The principle: interrupt intent, not attention
A proactive invitation is a judgment that this visitor, on this page, right now, likely has a question worth asking. That judgment is credible on a pricing page after forty-five seconds. It is not credible on the homepage after five. Every invitation spends a little of the visitor's patience — spend it where the intent is.
Where invitations earn their keep
- Pricing pages — the visitor is comparing; objections are forming. "Any questions about the plans?"
- Checkout and cart pages — hesitation here is money. "Questions about shipping or returns before you order?"
- High-value product or listing pages — long dwell time signals real consideration.
- Documentation dead-ends — a visitor bouncing between help articles is a visitor not finding the answer.
Conspicuously absent: the homepage, the blog, and "every page." Site-wide invitations are how chat widgets earn reflexive close-clicks.
Timing: later than you think
Fire the invitation after the visitor has demonstrably engaged — commonly 30 to 60 seconds of dwell time, or a repeat visit to the same page.
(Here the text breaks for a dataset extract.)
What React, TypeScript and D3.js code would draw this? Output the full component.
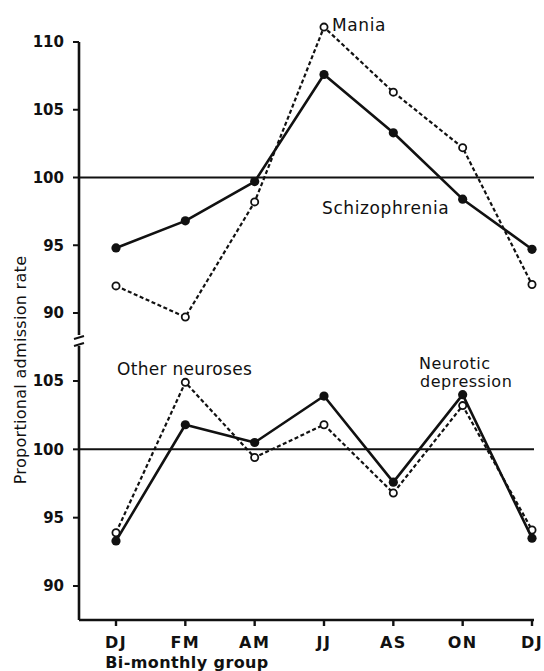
import React from "react";
import * as d3 from "d3";

const groups = ["DJ", "FM", "AM", "JJ", "AS", "ON", "DJ2"];
const groupLabels = ["DJ", "FM", "AM", "JJ", "AS", "ON", "DJ"];

// upper panel
const schizophrenia = [94.8, 96.8, 99.7, 107.6, 103.3, 98.4, 94.7];
const mania = [92.0, 89.7, 98.2, 111.1, 106.3, 102.2, 92.1];
// lower panel
const neuroticDepression = [93.3, 101.8, 100.5, 103.9, 97.6, 104.0, 93.5];
const otherNeuroses = [93.9, 104.9, 99.4, 101.8, 96.8, 103.2, 94.1];

const upperTicks = [90, 95, 100, 105, 110];
const lowerTicks = [90, 95, 100, 105];

const FONT = "'DejaVu Sans', sans-serif";

const App = () => {
  const width = 544;
  const height = 671;
  const axisX = 79;

  const x = d3.scalePoint<string>().domain(groups).range([116, 532]);

  const yUpper = d3.scaleLinear().domain([90, 110]).range([313, 42]);
  const yLower = d3.scaleLinear().domain([90, 105]).range([586, 381]);

  const line = (y: d3.ScaleLinear<number, number>) =>
    d3
      .line<number>()
      .x((_, i) => x(groups[i]) as number)
      .y((d) => y(d));

  const solidSeries = (vals: number[], y: d3.ScaleLinear<number, number>) => (
    <g>
      <path d={line(y)(vals) || ""} fill="none" stroke="#111" strokeWidth={2.6} strokeLinejoin="round" />
      {vals.map((v, i) => (
        <circle key={i} cx={x(groups[i])} cy={y(v)} r={4.6} fill="#111" />
      ))}
    </g>
  );

  const dashedSeries = (vals: number[], y: d3.ScaleLinear<number, number>) => (
    <g>
      <path d={line(y)(vals) || ""} fill="none" stroke="#111" strokeWidth={2.2} strokeDasharray="4,2.5" />
      {vals.map((v, i) => (
        <circle key={i} cx={x(groups[i])} cy={y(v)} r={3.6} fill="#fff" stroke="#111" strokeWidth={1.8} />
      ))}
    </g>
  );

  const yTicks = (ticks: number[], y: d3.ScaleLinear<number, number>) =>
    ticks.map((t) => (
      <g key={t}>
        <line x1={axisX - 6} x2={axisX} y1={y(t)} y2={y(t)} stroke="#111" strokeWidth={2} />
        <text x={64} y={y(t)} dy="0.36em" textAnchor="end" fontSize={15} fontWeight="bold" fontFamily={FONT} fill="#111">
          {t}
        </text>
      </g>
    ));

  const xEnd = 534;
  const xAxisY = 620;

  return (
    <svg width={width} height={height} style={{ position: "absolute", left: 0, top: 0, background: "#fff" }}>
      <rect width={width} height={height} fill="#fff" />
      {/* axes */}
      <line x1={axisX} x2={axisX} y1={yUpper(110)} y2={335} stroke="#111" strokeWidth={2.6} />
      <line x1={axisX} x2={axisX} y1={346} y2={xAxisY} stroke="#111" strokeWidth={2.6} />
      {/* break marks */}
      <line x1={axisX - 5} x2={axisX + 5} y1={339} y2={336} stroke="#111" strokeWidth={2} />
      <line x1={axisX - 5} x2={axisX + 5} y1={346} y2={343} stroke="#111" strokeWidth={2} />
      <line x1={axisX} x2={xEnd} y1={xAxisY} y2={xAxisY} stroke="#111" strokeWidth={2.6} />

      {yTicks(upperTicks, yUpper)}
      {yTicks(lowerTicks, yLower)}

      {groups.map((g, i) => (
        <g key={g}>
          <line x1={x(g)} x2={x(g)} y1={xAxisY} y2={xAxisY + 6} stroke="#111" strokeWidth={2.4} />
          <text x={x(g)} y={642} dy="0.36em" textAnchor="middle" fontSize={16} fontWeight="bold" letterSpacing={1.5} fontFamily={FONT} fill="#111">
            {groupLabels[i]}
          </text>
        </g>
      ))}

      {/* reference lines at 100 */}
      <line x1={axisX} x2={xEnd} y1={yUpper(100)} y2={yUpper(100)} stroke="#111" strokeWidth={2} />
      <line x1={axisX} x2={xEnd} y1={yLower(100)} y2={yLower(100)} stroke="#111" strokeWidth={2} />

      {dashedSeries(mania, yUpper)}
      {solidSeries(schizophrenia, yUpper)}
      {dashedSeries(otherNeuroses, yLower)}
      {solidSeries(neuroticDepression, yLower)}

      {/* labels */}
      <g fontFamily={FONT} fontSize={17} fill="#111" fontWeight={500}>
        <text x={332} y={25} dy="0.36em" letterSpacing={0.6}>Mania</text>
        <text x={322} y={208} dy="0.36em" letterSpacing={0.6}>Schizophrenia</text>
        <text x={117} y={369} dy="0.36em" letterSpacing={0.3}>Other neuroses</text>
        <text x={419} y={363} dy="0.36em" fontSize={16} letterSpacing={0.5}>Neurotic</text>
        <text x={420} y={381} dy="0.36em" fontSize={16} letterSpacing={0.5}>depression</text>
        <text x={187} y={662} dy="0.36em" textAnchor="middle" fontSize={16} fontWeight="bold" letterSpacing={0.4}>Bi-monthly group</text>
        <text transform="translate(20,370) rotate(-90)" dy="0.36em" textAnchor="middle" fontSize={16} letterSpacing={0.3}>Proportional admission rate</text>
      </g>
    </svg>
  );
};

export default App;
An invitation that appears before the page is read is a pop-up; the same invitation after a minute of visible consideration is service.
Say something specific
"Hi! How can I help you today?" is furniture. The message should prove a human (or a well-configured trigger) noticed the context:
- Pricing page: "Deciding between plans? Happy to give you a straight answer on which fits."
- Checkout: "If anything about shipping or returns is unclear, ask here — real person, quick answer."
- Docs: "Looks like you're digging. Want to just ask?"
Measure it or turn it off
An invitation earns its interruption when it starts conversations that go somewhere. Watch three numbers: how often the invitation is accepted, how many accepted chats become qualified conversations, and whether pages with invitations convert better than before. If acceptance is low and falling, the message or the timing is wrong — fix one variable at a time. And keep one control page with no invitation; it keeps you honest.